Article ID | Journal | Published Year | Pages | File Type |
---|---|---|---|---|
2815462 | Gene | 2016 | 7 Pages |
•Relationships between repeats and genome features were analyzed.•Incidence, complexity and location of compound microsatellites were investigated.•Mono-, di- and trinucleotide repeats have a preference for repeats with base A or T.•Reference sequences contain fewer mononucleotide and dinucleotide repeats.
Microsatellites or simple sequence repeats (SSRs) are known to present ubiquitously in genomes of eukaryotes and prokaryotes, as well as viruses. A comprehensive analysis of microsatellites and compound microsatellites (CM) was performed for 67 T4-like bacteriophage genomes. We found that the number of repeats was generally proportional to the size of the genome. CM were more abundant in genic regions, while their relative abundance was higher in intergenic regions.

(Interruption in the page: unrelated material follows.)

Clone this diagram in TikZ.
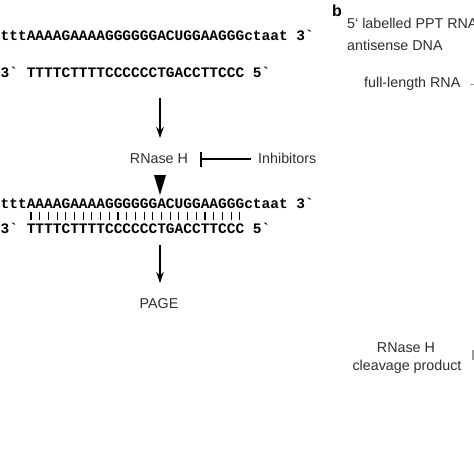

Meanwhile, the number of CM rapidly decreased with the increase of complexity but gradually increased with higher dMAX (maximum distance between any two adjacent microsatellites). (A)n/(T)n, (AT)n/(TA)n and (AAG)n were the most abundant repeats of mono-, di- and trinucleotide microsatellites, respectively. The number of microsatellites in reference sequences was significantly lower than that in corresponding random sequences. This result was mainly attributed to mono- and dinucleotide repeats which hardly exceeded 6 bp in T4-like viruses. These observations may be helpful to understand the distribution of microsatellites and viral genetic diversity in T4-like viruses.